**GIVEN RECORDS**

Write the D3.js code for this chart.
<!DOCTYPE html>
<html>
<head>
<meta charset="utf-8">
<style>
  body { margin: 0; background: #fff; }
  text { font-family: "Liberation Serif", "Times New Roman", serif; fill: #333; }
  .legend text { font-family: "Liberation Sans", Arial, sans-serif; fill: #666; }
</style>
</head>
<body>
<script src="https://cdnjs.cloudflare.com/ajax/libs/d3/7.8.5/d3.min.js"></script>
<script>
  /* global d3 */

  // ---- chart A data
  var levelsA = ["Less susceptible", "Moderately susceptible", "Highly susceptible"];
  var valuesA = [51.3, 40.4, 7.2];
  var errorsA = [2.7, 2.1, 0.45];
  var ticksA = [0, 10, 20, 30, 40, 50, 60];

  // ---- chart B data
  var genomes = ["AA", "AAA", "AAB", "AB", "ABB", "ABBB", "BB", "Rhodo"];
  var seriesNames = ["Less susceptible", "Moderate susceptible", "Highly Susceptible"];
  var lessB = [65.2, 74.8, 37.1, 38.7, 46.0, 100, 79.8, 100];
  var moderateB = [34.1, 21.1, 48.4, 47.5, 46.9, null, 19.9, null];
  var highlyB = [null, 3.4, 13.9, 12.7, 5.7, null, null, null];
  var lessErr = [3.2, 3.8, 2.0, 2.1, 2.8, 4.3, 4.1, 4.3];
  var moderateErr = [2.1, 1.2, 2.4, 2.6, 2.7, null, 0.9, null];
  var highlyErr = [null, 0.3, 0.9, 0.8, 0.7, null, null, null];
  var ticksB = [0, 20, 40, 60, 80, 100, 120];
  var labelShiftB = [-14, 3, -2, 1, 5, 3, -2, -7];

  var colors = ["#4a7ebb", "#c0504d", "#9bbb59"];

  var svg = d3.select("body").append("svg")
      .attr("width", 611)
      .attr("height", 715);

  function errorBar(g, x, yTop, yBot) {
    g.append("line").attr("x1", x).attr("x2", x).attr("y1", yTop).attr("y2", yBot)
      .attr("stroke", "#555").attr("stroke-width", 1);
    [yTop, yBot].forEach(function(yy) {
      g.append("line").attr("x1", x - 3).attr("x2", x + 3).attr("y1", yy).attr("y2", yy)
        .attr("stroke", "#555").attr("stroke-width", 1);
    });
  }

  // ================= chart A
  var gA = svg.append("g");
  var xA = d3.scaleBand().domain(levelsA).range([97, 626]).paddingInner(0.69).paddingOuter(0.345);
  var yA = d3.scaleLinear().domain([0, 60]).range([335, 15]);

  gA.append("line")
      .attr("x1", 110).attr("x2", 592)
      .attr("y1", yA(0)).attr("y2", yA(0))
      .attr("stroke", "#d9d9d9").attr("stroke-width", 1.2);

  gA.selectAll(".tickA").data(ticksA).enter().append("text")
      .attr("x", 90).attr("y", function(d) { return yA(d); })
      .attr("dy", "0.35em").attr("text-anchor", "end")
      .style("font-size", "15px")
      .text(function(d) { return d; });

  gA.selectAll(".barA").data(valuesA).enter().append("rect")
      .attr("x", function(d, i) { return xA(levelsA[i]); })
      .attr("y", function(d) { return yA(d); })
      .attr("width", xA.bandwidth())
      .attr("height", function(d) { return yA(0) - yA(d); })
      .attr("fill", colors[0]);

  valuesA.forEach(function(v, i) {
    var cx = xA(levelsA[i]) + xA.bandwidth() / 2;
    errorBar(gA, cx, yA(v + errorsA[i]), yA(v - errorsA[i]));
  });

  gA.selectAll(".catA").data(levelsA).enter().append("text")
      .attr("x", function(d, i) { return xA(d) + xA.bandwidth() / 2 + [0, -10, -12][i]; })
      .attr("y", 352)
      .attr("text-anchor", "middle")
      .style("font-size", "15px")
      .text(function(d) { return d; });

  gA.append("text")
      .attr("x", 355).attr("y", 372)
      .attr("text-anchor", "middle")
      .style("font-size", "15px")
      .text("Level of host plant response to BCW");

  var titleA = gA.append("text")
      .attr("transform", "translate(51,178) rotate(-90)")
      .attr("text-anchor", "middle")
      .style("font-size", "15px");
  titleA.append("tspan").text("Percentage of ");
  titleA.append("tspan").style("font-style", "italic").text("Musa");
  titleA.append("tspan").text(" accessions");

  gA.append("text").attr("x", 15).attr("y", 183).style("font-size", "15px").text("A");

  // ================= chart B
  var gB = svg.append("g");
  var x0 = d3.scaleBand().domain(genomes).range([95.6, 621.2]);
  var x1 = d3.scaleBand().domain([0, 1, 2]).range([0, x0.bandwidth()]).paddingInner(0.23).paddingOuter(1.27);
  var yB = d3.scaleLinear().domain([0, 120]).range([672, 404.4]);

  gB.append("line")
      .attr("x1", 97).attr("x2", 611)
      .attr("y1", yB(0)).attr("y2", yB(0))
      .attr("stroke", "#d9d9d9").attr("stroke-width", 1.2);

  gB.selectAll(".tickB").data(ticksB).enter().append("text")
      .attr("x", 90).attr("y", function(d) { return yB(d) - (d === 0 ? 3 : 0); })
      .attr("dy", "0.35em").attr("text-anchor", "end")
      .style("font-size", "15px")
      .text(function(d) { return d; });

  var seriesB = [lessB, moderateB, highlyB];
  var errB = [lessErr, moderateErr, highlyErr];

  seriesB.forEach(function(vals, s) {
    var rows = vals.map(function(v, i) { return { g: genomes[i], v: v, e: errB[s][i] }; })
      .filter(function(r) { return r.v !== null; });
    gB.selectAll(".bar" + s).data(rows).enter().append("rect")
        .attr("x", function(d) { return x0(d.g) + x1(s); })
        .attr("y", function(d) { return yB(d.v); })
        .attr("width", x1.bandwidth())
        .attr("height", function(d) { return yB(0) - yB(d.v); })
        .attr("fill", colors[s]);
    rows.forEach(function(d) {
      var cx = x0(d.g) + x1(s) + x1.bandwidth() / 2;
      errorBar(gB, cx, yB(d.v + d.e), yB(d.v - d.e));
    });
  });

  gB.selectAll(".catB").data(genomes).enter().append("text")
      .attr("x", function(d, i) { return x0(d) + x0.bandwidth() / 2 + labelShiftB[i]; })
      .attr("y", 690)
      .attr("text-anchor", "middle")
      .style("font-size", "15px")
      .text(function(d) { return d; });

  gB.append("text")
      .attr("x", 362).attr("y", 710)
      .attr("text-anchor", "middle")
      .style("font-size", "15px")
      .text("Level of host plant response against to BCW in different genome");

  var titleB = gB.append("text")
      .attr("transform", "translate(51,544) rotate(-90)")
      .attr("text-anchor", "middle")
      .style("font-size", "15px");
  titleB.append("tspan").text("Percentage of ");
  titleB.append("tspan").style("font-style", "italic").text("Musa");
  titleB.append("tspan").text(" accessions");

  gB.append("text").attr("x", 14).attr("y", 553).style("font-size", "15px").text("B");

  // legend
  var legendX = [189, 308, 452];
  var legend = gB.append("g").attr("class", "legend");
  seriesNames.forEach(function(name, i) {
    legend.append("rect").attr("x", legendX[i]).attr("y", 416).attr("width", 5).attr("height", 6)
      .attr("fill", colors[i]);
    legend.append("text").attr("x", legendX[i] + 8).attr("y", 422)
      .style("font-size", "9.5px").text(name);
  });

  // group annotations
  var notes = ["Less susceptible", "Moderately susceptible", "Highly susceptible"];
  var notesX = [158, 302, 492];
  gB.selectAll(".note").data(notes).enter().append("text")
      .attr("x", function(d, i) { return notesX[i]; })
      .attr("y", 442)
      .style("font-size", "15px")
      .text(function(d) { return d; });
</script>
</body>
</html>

* * *

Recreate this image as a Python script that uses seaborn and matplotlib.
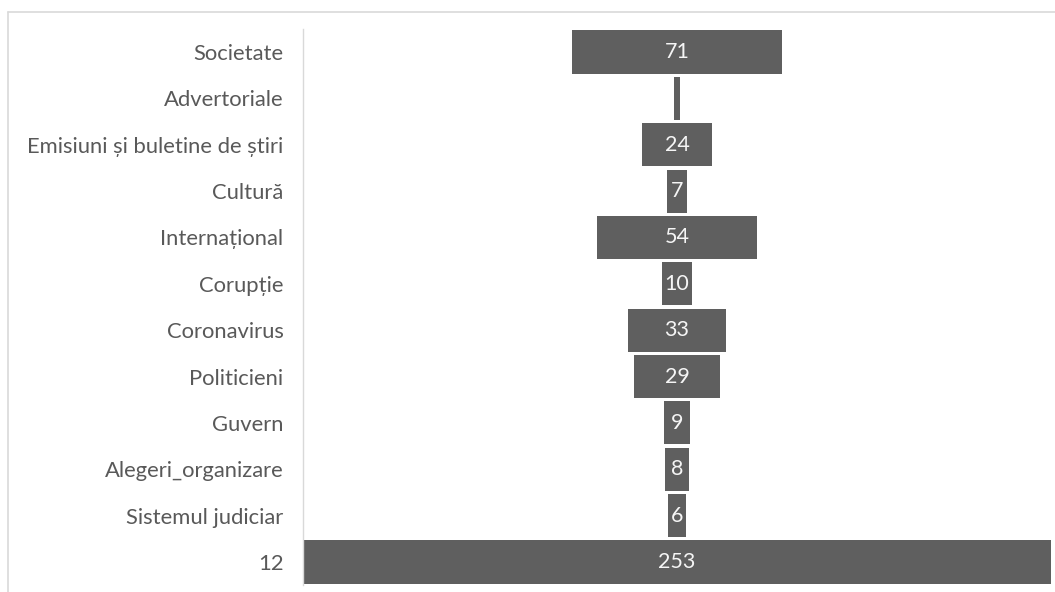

==

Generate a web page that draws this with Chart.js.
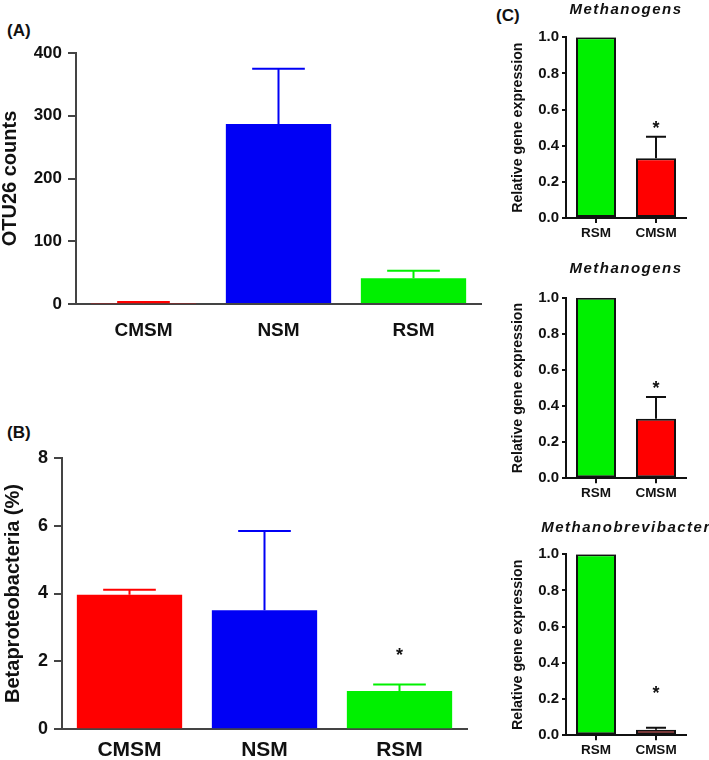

**WORK TO DO**
Extract and reproduce exactly the lines opening with the line containing "Write the D3.js code for this chart." and closing with the line containing "global d3 */", inclusive.

**RESPONSE BELOW**
Write the D3.js code for this chart.
<!DOCTYPE html>
<html>
<head>
<meta charset="utf-8">
<style>
  body { margin: 0; background: #fff; }
  text { font-family: "Liberation Serif", "Times New Roman", serif; fill: #333; }
  .legend text { font-family: "Liberation Sans", Arial, sans-serif; fill: #666; }
</style>
</head>
<body>
<script src="https://cdnjs.cloudflare.com/ajax/libs/d3/7.8.5/d3.min.js"></script>
<script>
  /* global d3 */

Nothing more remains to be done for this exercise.